### Material
===
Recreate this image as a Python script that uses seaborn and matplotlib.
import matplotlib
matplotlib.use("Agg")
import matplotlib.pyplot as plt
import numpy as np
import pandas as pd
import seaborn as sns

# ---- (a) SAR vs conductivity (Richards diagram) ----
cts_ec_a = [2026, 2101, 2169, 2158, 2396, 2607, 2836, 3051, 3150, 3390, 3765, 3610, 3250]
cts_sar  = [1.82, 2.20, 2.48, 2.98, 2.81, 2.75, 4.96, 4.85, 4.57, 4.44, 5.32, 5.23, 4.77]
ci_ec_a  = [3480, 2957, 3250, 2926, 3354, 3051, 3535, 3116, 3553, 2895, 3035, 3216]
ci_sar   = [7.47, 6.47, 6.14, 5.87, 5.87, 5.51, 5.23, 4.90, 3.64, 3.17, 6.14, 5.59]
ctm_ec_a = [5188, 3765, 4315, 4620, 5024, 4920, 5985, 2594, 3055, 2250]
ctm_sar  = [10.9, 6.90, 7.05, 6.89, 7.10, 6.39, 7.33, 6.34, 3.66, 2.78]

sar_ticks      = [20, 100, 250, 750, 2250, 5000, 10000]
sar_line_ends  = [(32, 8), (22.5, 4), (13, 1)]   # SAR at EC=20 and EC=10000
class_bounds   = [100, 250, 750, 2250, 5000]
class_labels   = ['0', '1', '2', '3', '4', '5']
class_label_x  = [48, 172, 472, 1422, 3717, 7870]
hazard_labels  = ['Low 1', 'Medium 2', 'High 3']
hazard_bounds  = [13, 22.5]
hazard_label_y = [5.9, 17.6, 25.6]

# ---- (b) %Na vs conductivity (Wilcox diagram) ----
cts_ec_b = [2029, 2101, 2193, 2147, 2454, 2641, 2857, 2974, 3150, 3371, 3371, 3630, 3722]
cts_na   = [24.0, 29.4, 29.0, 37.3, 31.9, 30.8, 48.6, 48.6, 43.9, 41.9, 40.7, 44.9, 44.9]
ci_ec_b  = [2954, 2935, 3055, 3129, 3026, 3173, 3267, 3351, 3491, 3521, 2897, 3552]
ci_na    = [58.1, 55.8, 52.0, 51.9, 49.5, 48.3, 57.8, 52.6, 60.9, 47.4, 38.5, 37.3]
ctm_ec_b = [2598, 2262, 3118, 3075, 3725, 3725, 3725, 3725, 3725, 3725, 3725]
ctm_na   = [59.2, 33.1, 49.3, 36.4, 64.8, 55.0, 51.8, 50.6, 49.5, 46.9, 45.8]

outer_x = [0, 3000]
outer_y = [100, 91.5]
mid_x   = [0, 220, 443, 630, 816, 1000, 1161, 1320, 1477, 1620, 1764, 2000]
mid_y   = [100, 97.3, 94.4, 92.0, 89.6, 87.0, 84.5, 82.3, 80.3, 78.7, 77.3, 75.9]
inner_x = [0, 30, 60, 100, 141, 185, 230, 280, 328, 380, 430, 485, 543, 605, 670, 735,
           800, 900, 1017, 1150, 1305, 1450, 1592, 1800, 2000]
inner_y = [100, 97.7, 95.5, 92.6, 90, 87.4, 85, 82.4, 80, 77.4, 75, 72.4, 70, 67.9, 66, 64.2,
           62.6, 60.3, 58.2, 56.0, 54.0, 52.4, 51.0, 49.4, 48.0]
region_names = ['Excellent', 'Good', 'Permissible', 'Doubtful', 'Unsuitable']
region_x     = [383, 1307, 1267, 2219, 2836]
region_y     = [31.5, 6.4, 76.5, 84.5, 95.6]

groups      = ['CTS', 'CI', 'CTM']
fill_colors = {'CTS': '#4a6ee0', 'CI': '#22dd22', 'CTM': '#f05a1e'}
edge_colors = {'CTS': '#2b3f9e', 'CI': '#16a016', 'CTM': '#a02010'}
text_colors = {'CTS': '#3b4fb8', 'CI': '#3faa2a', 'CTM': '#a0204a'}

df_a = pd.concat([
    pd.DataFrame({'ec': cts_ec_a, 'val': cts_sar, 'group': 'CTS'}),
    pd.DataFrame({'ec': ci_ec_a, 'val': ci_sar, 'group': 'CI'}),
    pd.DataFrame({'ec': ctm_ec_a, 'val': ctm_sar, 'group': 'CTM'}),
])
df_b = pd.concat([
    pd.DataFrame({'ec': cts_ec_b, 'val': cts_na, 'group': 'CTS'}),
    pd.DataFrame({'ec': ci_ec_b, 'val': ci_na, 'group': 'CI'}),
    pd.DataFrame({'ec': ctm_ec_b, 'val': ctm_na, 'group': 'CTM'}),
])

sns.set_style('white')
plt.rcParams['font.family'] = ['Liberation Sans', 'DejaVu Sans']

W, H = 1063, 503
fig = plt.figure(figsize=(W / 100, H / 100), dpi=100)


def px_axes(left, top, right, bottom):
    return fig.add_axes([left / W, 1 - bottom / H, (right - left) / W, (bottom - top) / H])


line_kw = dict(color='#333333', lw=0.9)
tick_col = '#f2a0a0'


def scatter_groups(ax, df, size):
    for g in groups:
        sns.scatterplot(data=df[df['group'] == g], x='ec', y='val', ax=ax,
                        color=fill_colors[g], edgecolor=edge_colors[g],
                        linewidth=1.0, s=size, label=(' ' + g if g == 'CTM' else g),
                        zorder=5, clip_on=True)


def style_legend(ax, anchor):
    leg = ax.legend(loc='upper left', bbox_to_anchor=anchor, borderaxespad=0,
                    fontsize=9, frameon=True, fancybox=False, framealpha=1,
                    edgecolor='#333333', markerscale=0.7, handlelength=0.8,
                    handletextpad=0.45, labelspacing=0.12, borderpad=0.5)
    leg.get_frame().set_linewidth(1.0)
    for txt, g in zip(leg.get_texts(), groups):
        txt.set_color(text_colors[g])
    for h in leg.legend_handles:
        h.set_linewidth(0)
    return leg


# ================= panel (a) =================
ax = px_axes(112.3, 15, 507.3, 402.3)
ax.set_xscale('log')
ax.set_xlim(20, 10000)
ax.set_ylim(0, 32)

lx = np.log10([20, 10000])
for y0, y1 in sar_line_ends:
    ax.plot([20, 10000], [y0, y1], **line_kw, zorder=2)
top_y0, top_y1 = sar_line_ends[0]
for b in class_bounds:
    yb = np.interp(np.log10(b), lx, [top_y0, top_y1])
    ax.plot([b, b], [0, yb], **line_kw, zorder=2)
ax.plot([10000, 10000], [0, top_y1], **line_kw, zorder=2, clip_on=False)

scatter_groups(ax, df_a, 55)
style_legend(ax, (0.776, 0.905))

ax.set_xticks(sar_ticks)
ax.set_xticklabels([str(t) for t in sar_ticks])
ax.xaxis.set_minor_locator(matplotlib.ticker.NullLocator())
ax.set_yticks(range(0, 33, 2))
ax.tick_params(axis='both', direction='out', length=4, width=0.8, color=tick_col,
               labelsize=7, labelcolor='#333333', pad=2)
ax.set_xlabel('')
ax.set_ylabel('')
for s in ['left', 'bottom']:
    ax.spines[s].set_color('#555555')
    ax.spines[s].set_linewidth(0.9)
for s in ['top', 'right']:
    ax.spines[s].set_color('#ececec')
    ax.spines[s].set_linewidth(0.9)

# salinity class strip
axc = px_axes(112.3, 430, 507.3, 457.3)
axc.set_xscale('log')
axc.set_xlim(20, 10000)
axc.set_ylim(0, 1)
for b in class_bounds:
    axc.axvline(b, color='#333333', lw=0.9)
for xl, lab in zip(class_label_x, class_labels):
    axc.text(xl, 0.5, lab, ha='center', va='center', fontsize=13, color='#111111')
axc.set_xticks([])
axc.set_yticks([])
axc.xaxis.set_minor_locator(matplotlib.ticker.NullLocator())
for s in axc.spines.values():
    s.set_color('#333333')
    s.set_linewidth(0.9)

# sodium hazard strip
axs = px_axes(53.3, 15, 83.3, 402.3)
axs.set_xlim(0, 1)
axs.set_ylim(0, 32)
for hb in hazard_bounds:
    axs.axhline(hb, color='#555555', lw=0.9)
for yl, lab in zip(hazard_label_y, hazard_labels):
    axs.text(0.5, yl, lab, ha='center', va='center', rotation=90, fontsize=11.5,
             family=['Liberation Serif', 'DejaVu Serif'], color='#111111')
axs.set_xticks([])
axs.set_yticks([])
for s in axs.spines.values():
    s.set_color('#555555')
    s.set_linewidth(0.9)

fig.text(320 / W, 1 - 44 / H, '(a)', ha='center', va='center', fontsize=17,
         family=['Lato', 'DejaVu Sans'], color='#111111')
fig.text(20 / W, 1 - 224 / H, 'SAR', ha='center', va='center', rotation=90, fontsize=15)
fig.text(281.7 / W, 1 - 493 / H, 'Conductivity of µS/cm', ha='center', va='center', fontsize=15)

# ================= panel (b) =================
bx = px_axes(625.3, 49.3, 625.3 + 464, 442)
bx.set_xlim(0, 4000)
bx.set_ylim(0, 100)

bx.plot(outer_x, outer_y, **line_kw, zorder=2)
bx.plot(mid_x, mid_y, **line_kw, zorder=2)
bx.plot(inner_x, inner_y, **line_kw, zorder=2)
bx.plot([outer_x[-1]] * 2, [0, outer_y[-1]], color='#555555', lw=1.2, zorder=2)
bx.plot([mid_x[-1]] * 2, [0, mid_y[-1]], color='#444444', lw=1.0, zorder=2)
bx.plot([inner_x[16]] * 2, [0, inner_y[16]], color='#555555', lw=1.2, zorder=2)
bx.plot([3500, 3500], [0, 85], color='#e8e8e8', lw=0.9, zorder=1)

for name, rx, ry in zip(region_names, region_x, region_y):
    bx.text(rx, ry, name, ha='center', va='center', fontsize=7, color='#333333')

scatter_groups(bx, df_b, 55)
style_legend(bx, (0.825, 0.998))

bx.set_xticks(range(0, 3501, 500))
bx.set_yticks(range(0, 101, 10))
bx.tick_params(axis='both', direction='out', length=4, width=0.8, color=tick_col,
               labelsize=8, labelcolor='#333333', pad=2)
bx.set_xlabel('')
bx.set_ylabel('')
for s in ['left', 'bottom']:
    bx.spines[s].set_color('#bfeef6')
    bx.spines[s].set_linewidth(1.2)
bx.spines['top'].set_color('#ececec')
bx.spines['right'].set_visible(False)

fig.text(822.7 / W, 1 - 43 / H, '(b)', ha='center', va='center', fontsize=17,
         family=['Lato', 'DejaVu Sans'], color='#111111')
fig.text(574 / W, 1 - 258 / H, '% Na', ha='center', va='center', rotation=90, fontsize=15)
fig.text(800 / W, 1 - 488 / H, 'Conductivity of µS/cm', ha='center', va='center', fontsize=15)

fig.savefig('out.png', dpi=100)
===
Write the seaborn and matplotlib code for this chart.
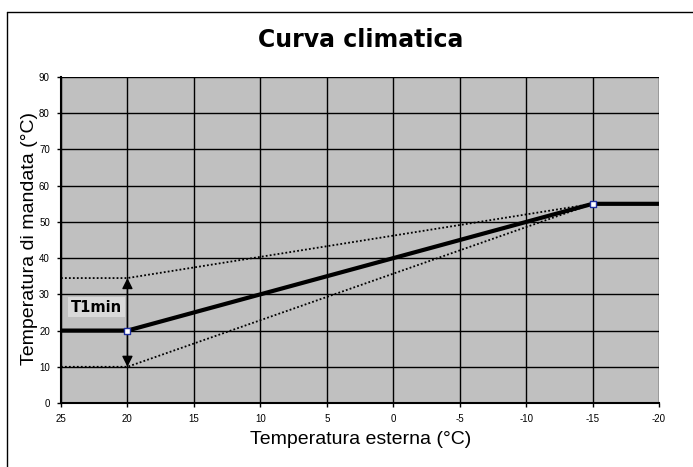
===
### Set exercise
Working from the listing above, pick out every line that has "seaborn" and copy it.

### Task output
Recreate this image as a Python script that uses seaborn and matplotlib.
import seaborn as sns
Write the seaborn and matplotlib code for this chart.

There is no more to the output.